▸ WRITTEN PROBLEM: Please, without the pictures, retype exactly the lines from the start of the material through the line that holds "import * as echarts from 'echarts';".

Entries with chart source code

──────────

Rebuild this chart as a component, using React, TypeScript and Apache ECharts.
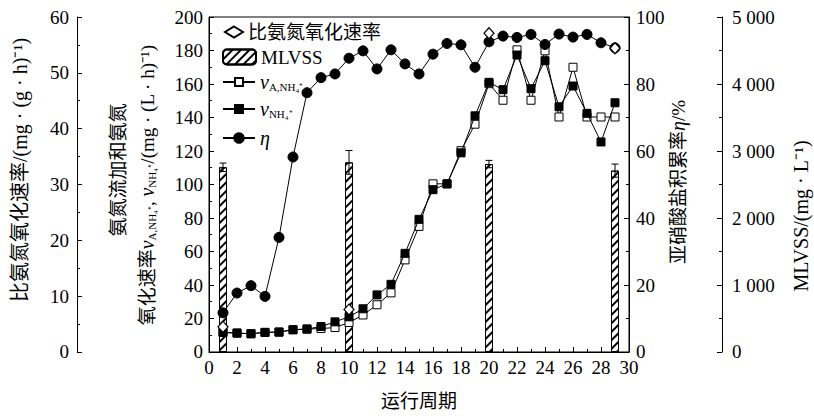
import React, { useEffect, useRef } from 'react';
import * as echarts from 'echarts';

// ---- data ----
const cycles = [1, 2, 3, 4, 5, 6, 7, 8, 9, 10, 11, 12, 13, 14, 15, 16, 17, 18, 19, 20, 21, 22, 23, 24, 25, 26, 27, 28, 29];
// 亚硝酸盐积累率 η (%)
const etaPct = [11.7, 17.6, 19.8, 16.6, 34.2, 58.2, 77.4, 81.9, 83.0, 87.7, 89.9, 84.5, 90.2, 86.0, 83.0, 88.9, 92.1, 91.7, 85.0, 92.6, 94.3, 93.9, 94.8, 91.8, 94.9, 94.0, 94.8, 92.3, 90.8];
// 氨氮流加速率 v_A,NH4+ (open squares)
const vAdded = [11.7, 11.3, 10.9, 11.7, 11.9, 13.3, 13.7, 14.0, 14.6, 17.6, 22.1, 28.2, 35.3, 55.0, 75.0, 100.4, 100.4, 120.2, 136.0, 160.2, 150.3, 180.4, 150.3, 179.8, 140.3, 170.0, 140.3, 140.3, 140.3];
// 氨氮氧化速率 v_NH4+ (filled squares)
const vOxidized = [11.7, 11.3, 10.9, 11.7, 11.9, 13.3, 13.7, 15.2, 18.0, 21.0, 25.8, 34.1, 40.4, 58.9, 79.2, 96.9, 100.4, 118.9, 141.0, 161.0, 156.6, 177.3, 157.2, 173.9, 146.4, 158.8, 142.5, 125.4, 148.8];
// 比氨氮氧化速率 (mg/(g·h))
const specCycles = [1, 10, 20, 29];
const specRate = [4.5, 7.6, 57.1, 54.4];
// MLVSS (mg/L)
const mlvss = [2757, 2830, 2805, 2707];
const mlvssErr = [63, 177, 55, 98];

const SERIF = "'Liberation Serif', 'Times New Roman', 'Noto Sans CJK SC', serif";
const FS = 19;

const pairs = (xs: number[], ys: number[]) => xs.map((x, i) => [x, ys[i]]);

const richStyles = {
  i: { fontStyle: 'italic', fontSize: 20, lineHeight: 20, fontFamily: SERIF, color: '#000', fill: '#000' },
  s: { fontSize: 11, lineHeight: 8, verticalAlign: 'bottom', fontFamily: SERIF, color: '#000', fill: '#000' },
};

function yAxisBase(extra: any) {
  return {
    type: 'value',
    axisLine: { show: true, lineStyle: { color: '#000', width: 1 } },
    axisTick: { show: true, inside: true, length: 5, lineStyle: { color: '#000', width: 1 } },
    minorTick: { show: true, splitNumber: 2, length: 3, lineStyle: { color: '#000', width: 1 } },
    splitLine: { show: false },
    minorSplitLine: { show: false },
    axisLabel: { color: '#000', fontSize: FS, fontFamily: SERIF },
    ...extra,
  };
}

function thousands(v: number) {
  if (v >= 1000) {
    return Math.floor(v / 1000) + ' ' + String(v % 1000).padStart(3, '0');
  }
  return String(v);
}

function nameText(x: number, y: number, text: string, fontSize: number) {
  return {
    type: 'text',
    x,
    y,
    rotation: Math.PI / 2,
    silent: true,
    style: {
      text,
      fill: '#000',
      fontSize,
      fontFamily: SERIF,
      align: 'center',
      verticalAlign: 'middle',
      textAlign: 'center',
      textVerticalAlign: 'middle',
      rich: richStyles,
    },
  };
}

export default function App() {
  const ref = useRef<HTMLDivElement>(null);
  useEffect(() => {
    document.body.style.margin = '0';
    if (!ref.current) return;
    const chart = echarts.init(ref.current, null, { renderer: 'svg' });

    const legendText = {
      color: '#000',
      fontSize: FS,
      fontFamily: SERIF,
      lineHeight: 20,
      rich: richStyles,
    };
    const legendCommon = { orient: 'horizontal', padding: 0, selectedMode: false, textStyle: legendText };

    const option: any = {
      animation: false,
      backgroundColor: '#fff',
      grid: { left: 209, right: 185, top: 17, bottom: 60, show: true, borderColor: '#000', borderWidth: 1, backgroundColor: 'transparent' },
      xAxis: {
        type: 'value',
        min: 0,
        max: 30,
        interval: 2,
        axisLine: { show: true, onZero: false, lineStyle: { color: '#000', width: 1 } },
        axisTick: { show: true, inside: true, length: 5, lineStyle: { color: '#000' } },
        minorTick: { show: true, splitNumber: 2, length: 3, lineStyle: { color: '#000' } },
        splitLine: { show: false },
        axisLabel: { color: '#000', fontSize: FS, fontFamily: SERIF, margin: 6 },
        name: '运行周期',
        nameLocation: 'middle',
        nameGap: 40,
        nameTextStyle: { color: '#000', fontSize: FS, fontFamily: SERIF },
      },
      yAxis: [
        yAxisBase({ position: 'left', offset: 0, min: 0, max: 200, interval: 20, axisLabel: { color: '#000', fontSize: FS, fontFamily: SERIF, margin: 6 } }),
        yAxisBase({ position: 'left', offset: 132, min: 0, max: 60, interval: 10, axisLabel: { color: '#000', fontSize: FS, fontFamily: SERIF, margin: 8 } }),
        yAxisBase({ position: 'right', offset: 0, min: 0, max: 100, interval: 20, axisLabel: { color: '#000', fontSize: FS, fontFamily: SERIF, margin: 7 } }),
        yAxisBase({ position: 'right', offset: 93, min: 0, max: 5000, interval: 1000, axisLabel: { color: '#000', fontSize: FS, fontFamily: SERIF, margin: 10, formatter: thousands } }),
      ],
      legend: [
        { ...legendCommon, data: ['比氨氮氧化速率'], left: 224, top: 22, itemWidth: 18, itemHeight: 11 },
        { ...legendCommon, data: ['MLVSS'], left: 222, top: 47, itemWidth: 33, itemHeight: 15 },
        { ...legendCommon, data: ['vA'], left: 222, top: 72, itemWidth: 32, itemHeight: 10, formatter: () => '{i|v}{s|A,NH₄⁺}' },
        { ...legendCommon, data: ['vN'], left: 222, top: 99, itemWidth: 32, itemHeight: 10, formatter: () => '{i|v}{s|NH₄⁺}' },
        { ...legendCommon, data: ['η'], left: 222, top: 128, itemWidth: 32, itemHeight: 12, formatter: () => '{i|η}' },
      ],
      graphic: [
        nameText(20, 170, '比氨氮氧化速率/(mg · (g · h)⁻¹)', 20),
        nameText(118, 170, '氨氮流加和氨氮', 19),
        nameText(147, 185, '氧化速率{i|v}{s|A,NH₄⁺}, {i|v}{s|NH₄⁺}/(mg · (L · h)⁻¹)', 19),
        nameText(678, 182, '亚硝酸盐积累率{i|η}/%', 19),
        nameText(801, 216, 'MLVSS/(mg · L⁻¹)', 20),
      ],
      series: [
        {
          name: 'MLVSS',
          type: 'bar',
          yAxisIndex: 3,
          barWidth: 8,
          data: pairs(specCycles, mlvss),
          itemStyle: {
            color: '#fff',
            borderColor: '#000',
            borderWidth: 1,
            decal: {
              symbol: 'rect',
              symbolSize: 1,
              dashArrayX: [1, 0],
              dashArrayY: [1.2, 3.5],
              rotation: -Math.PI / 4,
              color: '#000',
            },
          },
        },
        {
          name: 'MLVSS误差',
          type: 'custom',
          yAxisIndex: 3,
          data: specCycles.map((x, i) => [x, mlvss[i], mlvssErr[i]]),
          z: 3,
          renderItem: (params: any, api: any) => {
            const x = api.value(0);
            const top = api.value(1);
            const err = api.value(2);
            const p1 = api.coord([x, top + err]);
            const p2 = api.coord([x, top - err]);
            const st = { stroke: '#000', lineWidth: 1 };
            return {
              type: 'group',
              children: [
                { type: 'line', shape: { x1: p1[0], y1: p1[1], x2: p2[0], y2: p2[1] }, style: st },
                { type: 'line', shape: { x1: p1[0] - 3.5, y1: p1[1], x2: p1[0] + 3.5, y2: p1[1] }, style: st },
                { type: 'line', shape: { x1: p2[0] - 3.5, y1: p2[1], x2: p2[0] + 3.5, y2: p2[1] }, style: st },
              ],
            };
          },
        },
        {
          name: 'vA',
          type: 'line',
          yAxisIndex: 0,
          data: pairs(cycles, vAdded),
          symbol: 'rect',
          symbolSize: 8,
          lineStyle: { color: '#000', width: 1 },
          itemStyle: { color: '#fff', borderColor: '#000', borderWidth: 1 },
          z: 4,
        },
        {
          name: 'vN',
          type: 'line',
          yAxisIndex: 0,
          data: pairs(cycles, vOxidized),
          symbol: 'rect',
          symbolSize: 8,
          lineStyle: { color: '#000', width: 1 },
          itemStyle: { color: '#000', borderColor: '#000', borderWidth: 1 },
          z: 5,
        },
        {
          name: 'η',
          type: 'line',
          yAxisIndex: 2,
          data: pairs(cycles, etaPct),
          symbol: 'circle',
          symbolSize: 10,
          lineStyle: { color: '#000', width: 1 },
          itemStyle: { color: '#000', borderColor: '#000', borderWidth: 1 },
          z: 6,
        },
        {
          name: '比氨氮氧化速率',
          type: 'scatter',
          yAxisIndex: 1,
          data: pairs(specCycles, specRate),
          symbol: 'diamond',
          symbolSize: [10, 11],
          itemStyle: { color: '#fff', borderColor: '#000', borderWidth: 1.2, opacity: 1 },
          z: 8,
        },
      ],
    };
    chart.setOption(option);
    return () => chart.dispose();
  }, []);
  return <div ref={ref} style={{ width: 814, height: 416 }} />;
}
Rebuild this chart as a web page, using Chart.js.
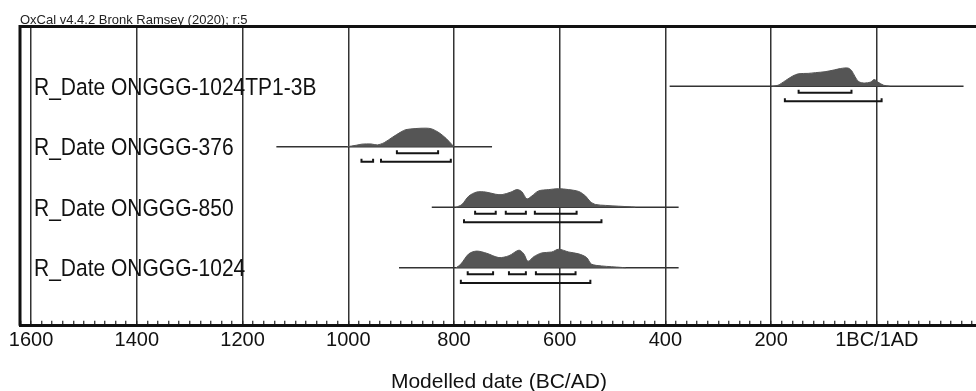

──────────

▸ WRITTEN SOLUTION:
Rebuild this chart as a component, using React, TypeScript and Apache ECharts.
import React, { useEffect, useRef } from 'react';
import * as echarts from 'echarts';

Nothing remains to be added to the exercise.